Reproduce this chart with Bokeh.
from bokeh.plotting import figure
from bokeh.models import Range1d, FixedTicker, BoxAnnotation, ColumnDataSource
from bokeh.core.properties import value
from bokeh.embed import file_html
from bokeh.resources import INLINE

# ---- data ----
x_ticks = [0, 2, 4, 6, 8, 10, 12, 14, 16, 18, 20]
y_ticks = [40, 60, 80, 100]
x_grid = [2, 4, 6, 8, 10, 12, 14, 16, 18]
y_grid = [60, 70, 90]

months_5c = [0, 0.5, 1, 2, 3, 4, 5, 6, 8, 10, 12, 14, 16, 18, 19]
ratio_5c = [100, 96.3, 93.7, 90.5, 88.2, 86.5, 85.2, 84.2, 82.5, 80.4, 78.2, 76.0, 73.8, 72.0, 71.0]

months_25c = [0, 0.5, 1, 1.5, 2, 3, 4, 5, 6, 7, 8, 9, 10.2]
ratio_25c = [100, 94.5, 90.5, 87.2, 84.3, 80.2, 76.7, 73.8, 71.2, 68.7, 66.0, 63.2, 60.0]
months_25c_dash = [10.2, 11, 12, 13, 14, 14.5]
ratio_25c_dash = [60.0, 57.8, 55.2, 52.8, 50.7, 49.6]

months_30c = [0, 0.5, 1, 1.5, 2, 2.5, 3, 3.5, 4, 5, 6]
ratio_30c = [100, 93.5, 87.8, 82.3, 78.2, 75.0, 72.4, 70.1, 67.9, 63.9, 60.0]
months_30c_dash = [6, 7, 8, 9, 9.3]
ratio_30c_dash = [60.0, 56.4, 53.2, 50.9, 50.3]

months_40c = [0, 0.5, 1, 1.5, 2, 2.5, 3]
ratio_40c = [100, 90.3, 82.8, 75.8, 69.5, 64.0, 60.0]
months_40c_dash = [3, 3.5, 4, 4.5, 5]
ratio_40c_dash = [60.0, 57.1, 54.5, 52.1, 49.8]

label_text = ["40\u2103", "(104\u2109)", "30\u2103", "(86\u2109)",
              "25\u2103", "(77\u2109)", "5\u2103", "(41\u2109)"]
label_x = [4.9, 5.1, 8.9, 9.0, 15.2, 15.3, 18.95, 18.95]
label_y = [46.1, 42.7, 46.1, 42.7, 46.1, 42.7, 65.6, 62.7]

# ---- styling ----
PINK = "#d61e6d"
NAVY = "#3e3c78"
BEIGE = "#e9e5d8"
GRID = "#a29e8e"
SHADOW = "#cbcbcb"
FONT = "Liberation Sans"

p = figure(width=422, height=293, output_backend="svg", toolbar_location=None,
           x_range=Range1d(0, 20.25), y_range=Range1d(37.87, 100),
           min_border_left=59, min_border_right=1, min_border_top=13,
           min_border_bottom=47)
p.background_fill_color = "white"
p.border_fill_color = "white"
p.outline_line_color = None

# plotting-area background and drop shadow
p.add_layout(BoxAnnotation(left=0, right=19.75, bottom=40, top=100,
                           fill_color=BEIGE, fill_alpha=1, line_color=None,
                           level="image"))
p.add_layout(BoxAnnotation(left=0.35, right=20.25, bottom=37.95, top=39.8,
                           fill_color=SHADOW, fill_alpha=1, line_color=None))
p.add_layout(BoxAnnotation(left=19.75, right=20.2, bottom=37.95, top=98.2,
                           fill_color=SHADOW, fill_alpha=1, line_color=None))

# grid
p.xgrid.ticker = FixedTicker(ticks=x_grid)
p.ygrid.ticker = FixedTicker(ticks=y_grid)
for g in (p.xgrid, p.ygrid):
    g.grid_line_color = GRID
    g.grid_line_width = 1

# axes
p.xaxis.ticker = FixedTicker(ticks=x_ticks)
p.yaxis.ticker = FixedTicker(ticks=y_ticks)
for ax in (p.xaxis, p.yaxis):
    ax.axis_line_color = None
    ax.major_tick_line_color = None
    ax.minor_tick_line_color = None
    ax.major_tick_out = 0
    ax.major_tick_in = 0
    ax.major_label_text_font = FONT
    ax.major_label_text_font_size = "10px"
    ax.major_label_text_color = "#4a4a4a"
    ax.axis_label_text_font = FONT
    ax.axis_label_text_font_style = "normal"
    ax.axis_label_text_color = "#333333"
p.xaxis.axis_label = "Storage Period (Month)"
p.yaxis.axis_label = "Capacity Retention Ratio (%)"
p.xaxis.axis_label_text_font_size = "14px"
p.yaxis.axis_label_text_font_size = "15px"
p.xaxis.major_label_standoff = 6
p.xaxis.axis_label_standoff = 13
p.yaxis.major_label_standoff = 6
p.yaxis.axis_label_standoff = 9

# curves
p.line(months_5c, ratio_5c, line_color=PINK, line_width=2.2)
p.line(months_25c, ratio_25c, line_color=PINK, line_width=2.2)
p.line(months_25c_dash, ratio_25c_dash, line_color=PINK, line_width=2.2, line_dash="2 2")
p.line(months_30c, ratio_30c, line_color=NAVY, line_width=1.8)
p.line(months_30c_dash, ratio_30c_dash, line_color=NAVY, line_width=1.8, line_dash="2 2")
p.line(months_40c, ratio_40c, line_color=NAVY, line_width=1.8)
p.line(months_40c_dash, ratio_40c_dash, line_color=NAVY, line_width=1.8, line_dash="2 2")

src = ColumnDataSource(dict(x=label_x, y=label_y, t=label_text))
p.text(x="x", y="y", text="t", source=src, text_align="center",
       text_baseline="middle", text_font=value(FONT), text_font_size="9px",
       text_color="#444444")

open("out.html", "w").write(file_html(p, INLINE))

*-*-*

SET PROBLEM
Hand back the material above in full, exactly as written.

PROBLEM SOLUTION
Reproduce this chart with Bokeh.
from bokeh.plotting import figure
from bokeh.models import Range1d, FixedTicker, BoxAnnotation, ColumnDataSource
from bokeh.core.properties import value
from bokeh.embed import file_html
from bokeh.resources import INLINE

# ---- data ----
x_ticks = [0, 2, 4, 6, 8, 10, 12, 14, 16, 18, 20]
y_ticks = [40, 60, 80, 100]
x_grid = [2, 4, 6, 8, 10, 12, 14, 16, 18]
y_grid = [60, 70, 90]

months_5c = [0, 0.5, 1, 2, 3, 4, 5, 6, 8, 10, 12, 14, 16, 18, 19]
ratio_5c = [100, 96.3, 93.7, 90.5, 88.2, 86.5, 85.2, 84.2, 82.5, 80.4, 78.2, 76.0, 73.8, 72.0, 71.0]

months_25c = [0, 0.5, 1, 1.5, 2, 3, 4, 5, 6, 7, 8, 9, 10.2]
ratio_25c = [100, 94.5, 90.5, 87.2, 84.3, 80.2, 76.7, 73.8, 71.2, 68.7, 66.0, 63.2, 60.0]
months_25c_dash = [10.2, 11, 12, 13, 14, 14.5]
ratio_25c_dash = [60.0, 57.8, 55.2, 52.8, 50.7, 49.6]

months_30c = [0, 0.5, 1, 1.5, 2, 2.5, 3, 3.5, 4, 5, 6]
ratio_30c = [100, 93.5, 87.8, 82.3, 78.2, 75.0, 72.4, 70.1, 67.9, 63.9, 60.0]
months_30c_dash = [6, 7, 8, 9, 9.3]
ratio_30c_dash = [60.0, 56.4, 53.2, 50.9, 50.3]

months_40c = [0, 0.5, 1, 1.5, 2, 2.5, 3]
ratio_40c = [100, 90.3, 82.8, 75.8, 69.5, 64.0, 60.0]
months_40c_dash = [3, 3.5, 4, 4.5, 5]
ratio_40c_dash = [60.0, 57.1, 54.5, 52.1, 49.8]

label_text = ["40\u2103", "(104\u2109)", "30\u2103", "(86\u2109)",
              "25\u2103", "(77\u2109)", "5\u2103", "(41\u2109)"]
label_x = [4.9, 5.1, 8.9, 9.0, 15.2, 15.3, 18.95, 18.95]
label_y = [46.1, 42.7, 46.1, 42.7, 46.1, 42.7, 65.6, 62.7]

# ---- styling ----
PINK = "#d61e6d"
NAVY = "#3e3c78"
BEIGE = "#e9e5d8"
GRID = "#a29e8e"
SHADOW = "#cbcbcb"
FONT = "Liberation Sans"

p = figure(width=422, height=293, output_backend="svg", toolbar_location=None,
           x_range=Range1d(0, 20.25), y_range=Range1d(37.87, 100),
           min_border_left=59, min_border_right=1, min_border_top=13,
           min_border_bottom=47)
p.background_fill_color = "white"
p.border_fill_color = "white"
p.outline_line_color = None

# plotting-area background and drop shadow
p.add_layout(BoxAnnotation(left=0, right=19.75, bottom=40, top=100,
                           fill_color=BEIGE, fill_alpha=1, line_color=None,
                           level="image"))
p.add_layout(BoxAnnotation(left=0.35, right=20.25, bottom=37.95, top=39.8,
                           fill_color=SHADOW, fill_alpha=1, line_color=None))
p.add_layout(BoxAnnotation(left=19.75, right=20.2, bottom=37.95, top=98.2,
                           fill_color=SHADOW, fill_alpha=1, line_color=None))

# grid
p.xgrid.ticker = FixedTicker(ticks=x_grid)
p.ygrid.ticker = FixedTicker(ticks=y_grid)
for g in (p.xgrid, p.ygrid):
    g.grid_line_color = GRID
    g.grid_line_width = 1

# axes
p.xaxis.ticker = FixedTicker(ticks=x_ticks)
p.yaxis.ticker = FixedTicker(ticks=y_ticks)
for ax in (p.xaxis, p.yaxis):
    ax.axis_line_color = None
    ax.major_tick_line_color = None
    ax.minor_tick_line_color = None
    ax.major_tick_out = 0
    ax.major_tick_in = 0
    ax.major_label_text_font = FONT
    ax.major_label_text_font_size = "10px"
    ax.major_label_text_color = "#4a4a4a"
    ax.axis_label_text_font = FONT
    ax.axis_label_text_font_style = "normal"
    ax.axis_label_text_color = "#333333"
p.xaxis.axis_label = "Storage Period (Month)"
p.yaxis.axis_label = "Capacity Retention Ratio (%)"
p.xaxis.axis_label_text_font_size = "14px"
p.yaxis.axis_label_text_font_size = "15px"
p.xaxis.major_label_standoff = 6
p.xaxis.axis_label_standoff = 13
p.yaxis.major_label_standoff = 6
p.yaxis.axis_label_standoff = 9

# curves
p.line(months_5c, ratio_5c, line_color=PINK, line_width=2.2)
p.line(months_25c, ratio_25c, line_color=PINK, line_width=2.2)
p.line(months_25c_dash, ratio_25c_dash, line_color=PINK, line_width=2.2, line_dash="2 2")
p.line(months_30c, ratio_30c, line_color=NAVY, line_width=1.8)
p.line(months_30c_dash, ratio_30c_dash, line_color=NAVY, line_width=1.8, line_dash="2 2")
p.line(months_40c, ratio_40c, line_color=NAVY, line_width=1.8)
p.line(months_40c_dash, ratio_40c_dash, line_color=NAVY, line_width=1.8, line_dash="2 2")

src = ColumnDataSource(dict(x=label_x, y=label_y, t=label_text))
p.text(x="x", y="y", text="t", source=src, text_align="center",
       text_baseline="middle", text_font=value(FONT), text_font_size="9px",
       text_color="#444444")

open("out.html", "w").write(file_html(p, INLINE))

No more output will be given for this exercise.